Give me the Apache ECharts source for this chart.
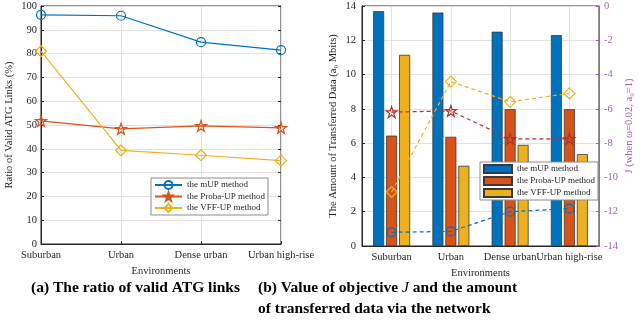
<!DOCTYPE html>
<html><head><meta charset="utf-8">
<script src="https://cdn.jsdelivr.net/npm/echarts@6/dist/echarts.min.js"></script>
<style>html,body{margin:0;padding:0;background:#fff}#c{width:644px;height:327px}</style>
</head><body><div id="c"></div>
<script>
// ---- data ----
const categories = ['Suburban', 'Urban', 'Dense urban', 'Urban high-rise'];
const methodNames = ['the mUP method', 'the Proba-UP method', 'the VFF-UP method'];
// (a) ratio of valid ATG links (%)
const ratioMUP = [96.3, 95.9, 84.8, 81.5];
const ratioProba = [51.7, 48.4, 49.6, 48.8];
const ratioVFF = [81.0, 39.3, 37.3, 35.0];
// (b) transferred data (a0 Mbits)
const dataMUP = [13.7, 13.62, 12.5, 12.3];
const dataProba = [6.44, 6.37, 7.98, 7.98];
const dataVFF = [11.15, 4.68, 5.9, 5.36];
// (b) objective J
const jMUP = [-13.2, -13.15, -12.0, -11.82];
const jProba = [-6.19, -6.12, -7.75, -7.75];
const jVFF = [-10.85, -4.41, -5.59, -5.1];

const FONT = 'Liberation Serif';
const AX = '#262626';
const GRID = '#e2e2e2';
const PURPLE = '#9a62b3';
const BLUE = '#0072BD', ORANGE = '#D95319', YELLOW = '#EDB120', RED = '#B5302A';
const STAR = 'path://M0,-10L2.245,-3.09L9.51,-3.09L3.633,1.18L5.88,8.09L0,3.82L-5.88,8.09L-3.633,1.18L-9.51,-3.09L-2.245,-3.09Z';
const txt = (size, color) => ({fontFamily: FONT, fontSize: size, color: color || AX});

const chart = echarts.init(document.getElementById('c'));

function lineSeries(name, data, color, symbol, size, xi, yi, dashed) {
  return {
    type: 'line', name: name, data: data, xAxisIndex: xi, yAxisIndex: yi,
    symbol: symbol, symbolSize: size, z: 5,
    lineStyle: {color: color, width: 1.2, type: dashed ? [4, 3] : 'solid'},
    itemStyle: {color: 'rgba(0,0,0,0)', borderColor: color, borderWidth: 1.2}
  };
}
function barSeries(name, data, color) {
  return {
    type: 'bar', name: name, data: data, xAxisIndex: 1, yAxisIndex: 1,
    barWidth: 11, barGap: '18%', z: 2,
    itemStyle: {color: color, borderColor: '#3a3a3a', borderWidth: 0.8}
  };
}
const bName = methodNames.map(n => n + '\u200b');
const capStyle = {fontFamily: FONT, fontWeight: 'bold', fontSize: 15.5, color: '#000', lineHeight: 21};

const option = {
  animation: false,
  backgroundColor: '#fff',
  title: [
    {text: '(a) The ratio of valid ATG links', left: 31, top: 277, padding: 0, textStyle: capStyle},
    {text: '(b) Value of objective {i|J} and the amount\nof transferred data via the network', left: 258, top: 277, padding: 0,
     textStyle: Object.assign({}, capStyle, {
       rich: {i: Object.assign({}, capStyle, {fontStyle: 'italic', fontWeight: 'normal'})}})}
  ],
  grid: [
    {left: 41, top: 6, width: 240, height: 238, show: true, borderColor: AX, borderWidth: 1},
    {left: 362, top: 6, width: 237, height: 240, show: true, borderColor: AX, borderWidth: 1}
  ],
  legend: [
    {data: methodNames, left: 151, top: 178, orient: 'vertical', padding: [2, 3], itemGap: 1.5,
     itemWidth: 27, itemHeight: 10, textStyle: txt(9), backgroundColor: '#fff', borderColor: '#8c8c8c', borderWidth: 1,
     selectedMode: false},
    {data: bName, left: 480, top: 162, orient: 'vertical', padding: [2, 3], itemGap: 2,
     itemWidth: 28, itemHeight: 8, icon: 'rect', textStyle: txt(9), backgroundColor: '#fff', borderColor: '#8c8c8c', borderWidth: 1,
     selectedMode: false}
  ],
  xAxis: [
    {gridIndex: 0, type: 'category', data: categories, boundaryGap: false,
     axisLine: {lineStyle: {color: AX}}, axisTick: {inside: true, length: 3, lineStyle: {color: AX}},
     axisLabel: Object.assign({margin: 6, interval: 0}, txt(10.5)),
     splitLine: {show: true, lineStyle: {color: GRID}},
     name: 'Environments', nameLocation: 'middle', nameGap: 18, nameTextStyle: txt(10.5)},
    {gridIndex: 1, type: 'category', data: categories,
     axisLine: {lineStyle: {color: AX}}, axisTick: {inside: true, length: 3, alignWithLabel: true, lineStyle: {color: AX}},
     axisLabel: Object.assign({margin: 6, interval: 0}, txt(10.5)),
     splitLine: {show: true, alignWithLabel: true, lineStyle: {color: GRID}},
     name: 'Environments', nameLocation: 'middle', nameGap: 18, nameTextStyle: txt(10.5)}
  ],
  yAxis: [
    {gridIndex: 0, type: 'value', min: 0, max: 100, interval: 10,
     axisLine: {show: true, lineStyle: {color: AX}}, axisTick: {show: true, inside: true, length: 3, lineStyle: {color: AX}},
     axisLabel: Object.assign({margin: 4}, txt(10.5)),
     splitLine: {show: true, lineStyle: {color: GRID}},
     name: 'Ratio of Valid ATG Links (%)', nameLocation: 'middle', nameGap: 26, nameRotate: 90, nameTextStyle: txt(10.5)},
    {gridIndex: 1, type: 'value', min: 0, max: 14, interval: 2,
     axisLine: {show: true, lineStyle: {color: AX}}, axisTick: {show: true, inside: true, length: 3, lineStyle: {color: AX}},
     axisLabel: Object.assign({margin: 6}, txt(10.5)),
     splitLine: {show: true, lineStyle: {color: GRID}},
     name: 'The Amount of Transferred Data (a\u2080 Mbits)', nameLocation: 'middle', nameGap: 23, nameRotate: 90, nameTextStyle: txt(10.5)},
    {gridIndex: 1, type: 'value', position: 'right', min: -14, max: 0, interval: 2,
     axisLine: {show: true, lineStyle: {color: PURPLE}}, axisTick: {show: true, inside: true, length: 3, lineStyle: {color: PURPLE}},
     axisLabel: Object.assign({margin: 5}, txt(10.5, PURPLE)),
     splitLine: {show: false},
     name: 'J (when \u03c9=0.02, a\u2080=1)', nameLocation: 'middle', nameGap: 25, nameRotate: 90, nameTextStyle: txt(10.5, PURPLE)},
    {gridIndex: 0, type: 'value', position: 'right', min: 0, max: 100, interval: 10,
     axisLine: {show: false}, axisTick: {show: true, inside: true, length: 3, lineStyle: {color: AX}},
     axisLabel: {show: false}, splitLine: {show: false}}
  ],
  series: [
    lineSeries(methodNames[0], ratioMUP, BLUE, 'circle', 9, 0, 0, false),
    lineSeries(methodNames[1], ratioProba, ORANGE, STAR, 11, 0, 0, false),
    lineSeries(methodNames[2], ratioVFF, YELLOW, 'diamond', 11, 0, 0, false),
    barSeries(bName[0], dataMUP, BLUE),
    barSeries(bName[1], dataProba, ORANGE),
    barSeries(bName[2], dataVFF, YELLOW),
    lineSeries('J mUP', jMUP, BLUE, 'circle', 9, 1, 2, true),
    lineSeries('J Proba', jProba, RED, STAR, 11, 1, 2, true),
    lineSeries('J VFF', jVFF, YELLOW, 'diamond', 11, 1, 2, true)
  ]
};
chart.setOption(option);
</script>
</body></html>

○ ○ ○ ○ ○

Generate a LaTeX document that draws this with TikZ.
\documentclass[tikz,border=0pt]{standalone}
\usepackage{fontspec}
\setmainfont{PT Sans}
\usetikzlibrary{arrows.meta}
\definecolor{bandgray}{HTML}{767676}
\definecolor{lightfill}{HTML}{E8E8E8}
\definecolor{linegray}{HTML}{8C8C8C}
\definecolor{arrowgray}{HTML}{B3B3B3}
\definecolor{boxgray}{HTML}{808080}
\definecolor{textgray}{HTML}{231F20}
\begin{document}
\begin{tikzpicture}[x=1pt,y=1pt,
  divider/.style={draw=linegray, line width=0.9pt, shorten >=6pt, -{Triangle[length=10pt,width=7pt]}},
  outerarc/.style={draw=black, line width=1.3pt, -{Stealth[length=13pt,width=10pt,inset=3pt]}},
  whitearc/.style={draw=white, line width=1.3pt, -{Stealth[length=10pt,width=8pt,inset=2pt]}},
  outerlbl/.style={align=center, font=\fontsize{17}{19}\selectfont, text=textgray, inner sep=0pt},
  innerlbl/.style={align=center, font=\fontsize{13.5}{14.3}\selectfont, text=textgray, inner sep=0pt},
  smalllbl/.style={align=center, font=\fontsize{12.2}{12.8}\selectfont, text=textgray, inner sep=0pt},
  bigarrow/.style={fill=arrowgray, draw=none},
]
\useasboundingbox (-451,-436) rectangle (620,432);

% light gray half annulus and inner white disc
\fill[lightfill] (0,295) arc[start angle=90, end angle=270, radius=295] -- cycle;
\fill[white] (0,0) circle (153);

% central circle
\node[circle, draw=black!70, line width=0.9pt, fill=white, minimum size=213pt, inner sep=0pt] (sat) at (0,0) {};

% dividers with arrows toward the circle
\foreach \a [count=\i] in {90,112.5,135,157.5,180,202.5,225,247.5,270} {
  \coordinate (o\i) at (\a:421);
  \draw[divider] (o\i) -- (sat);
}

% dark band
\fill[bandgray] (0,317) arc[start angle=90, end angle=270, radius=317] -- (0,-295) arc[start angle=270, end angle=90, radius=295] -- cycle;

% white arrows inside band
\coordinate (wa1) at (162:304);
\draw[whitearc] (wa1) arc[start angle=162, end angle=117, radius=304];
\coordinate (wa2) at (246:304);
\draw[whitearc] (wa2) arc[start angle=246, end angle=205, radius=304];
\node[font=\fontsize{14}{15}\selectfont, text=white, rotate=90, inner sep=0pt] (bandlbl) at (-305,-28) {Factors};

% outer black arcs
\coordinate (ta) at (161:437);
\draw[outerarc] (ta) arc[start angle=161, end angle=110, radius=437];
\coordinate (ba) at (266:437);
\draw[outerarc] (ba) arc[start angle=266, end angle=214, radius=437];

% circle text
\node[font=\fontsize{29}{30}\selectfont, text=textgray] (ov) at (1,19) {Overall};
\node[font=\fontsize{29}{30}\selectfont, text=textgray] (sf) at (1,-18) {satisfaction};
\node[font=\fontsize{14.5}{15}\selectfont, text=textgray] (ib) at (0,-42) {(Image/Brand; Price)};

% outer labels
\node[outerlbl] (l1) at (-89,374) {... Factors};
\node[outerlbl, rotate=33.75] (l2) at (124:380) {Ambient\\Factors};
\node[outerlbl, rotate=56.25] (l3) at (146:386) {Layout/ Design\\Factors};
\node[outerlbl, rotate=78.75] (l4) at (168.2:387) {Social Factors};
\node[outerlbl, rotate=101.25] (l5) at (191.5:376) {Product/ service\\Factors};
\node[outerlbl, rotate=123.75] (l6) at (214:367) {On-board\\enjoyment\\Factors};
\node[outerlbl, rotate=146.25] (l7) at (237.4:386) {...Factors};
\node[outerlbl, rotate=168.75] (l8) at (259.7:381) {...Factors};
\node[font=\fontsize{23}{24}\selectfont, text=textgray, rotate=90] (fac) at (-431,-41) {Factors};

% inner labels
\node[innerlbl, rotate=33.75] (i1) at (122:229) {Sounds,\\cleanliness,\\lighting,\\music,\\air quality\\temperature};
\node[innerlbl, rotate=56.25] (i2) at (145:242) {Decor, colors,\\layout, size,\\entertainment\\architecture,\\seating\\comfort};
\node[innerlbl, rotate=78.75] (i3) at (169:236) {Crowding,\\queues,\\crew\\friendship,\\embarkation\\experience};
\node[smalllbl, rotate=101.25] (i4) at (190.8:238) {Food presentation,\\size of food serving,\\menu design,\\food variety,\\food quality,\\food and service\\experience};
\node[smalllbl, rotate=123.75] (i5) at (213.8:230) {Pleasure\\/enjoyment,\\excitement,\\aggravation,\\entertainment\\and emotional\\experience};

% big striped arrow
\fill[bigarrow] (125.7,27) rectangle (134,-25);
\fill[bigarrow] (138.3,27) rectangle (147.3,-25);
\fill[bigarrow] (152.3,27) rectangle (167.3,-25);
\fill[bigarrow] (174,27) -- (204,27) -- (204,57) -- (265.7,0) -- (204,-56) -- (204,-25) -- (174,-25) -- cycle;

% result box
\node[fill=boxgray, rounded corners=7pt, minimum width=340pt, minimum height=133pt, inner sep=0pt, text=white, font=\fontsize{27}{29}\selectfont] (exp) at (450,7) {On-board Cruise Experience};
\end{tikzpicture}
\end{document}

○ ○ ○ ○ ○

DO THIS >> The lines you need run from the one containing "Give me the" down to the one containing "const jVFF = [-10.85, -4.41, -5.59, -5.1];"; print them exactly, both ends included, and leave out pictures.

RESULT >>
Give me the Apache ECharts source for this chart.
<!DOCTYPE html>
<html><head><meta charset="utf-8">
<script src="https://cdn.jsdelivr.net/npm/echarts@6/dist/echarts.min.js"></script>
<style>html,body{margin:0;padding:0;background:#fff}#c{width:644px;height:327px}</style>
</head><body><div id="c"></div>
<script>
// ---- data ----
const categories = ['Suburban', 'Urban', 'Dense urban', 'Urban high-rise'];
const methodNames = ['the mUP method', 'the Proba-UP method', 'the VFF-UP method'];
// (a) ratio of valid ATG links (%)
const ratioMUP = [96.3, 95.9, 84.8, 81.5];
const ratioProba = [51.7, 48.4, 49.6, 48.8];
const ratioVFF = [81.0, 39.3, 37.3, 35.0];
// (b) transferred data (a0 Mbits)
const dataMUP = [13.7, 13.62, 12.5, 12.3];
const dataProba = [6.44, 6.37, 7.98, 7.98];
const dataVFF = [11.15, 4.68, 5.9, 5.36];
// (b) objective J
const jMUP = [-13.2, -13.15, -12.0, -11.82];
const jProba = [-6.19, -6.12, -7.75, -7.75];
const jVFF = [-10.85, -4.41, -5.59, -5.1];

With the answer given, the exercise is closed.